* BEGIN Information shown *

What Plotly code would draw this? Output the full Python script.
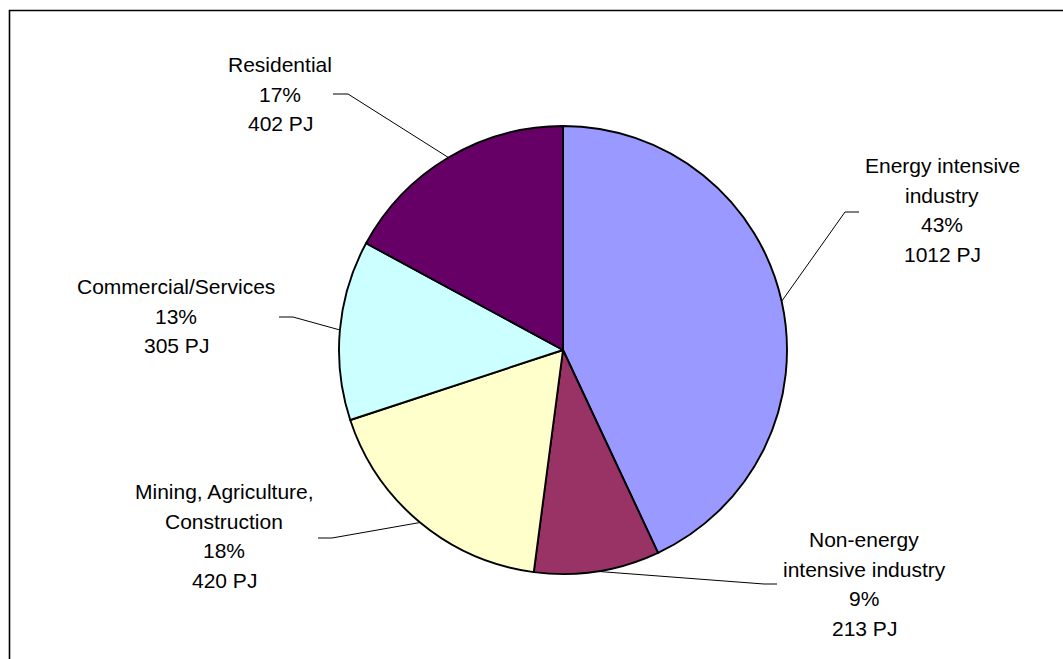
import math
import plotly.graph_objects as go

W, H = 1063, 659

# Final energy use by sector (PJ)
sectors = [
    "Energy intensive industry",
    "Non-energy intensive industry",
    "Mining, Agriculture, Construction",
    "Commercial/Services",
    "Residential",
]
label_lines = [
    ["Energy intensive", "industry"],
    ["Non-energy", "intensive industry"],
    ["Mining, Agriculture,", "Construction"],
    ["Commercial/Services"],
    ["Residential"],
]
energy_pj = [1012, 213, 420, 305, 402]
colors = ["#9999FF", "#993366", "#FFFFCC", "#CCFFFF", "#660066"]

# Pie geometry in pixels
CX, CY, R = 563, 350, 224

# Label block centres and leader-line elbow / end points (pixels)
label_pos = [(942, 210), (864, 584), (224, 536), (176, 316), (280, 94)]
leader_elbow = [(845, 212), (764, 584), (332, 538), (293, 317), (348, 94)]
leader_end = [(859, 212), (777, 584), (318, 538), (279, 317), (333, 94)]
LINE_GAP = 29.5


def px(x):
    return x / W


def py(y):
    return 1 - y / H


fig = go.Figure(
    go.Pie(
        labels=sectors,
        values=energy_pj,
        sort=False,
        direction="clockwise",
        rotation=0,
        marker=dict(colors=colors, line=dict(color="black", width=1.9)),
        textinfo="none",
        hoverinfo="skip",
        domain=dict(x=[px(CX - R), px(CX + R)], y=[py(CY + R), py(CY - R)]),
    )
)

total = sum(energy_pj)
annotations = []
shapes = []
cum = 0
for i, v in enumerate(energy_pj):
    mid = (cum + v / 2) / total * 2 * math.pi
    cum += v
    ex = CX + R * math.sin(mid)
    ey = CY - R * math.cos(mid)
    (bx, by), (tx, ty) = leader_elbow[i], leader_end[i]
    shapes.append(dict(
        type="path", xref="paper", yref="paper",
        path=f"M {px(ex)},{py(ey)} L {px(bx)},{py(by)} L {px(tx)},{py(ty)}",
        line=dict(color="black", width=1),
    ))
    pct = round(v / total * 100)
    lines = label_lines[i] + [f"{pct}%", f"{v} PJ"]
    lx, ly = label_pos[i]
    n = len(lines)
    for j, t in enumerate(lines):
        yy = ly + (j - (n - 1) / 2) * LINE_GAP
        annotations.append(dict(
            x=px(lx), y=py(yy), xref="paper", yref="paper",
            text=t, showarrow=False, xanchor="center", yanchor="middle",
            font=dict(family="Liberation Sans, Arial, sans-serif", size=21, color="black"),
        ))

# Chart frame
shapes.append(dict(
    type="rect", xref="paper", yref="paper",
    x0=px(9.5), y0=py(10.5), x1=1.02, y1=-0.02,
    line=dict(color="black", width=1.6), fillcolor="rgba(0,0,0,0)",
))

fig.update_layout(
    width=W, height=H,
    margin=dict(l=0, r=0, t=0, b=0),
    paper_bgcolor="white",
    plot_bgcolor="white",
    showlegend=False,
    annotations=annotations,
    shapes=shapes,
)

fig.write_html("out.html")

* END Information shown *

#### What you need to do
Repeat the lines above, starting at the first and stopping after the line that holds "return 1 - y / H", with the pictures left out.

#### Problem solution
What Plotly code would draw this? Output the full Python script.
import math
import plotly.graph_objects as go

W, H = 1063, 659

# Final energy use by sector (PJ)
sectors = [
    "Energy intensive industry",
    "Non-energy intensive industry",
    "Mining, Agriculture, Construction",
    "Commercial/Services",
    "Residential",
]
label_lines = [
    ["Energy intensive", "industry"],
    ["Non-energy", "intensive industry"],
    ["Mining, Agriculture,", "Construction"],
    ["Commercial/Services"],
    ["Residential"],
]
energy_pj = [1012, 213, 420, 305, 402]
colors = ["#9999FF", "#993366", "#FFFFCC", "#CCFFFF", "#660066"]

# Pie geometry in pixels
CX, CY, R = 563, 350, 224

# Label block centres and leader-line elbow / end points (pixels)
label_pos = [(942, 210), (864, 584), (224, 536), (176, 316), (280, 94)]
leader_elbow = [(845, 212), (764, 584), (332, 538), (293, 317), (348, 94)]
leader_end = [(859, 212), (777, 584), (318, 538), (279, 317), (333, 94)]
LINE_GAP = 29.5


def px(x):
    return x / W


def py(y):
    return 1 - y / H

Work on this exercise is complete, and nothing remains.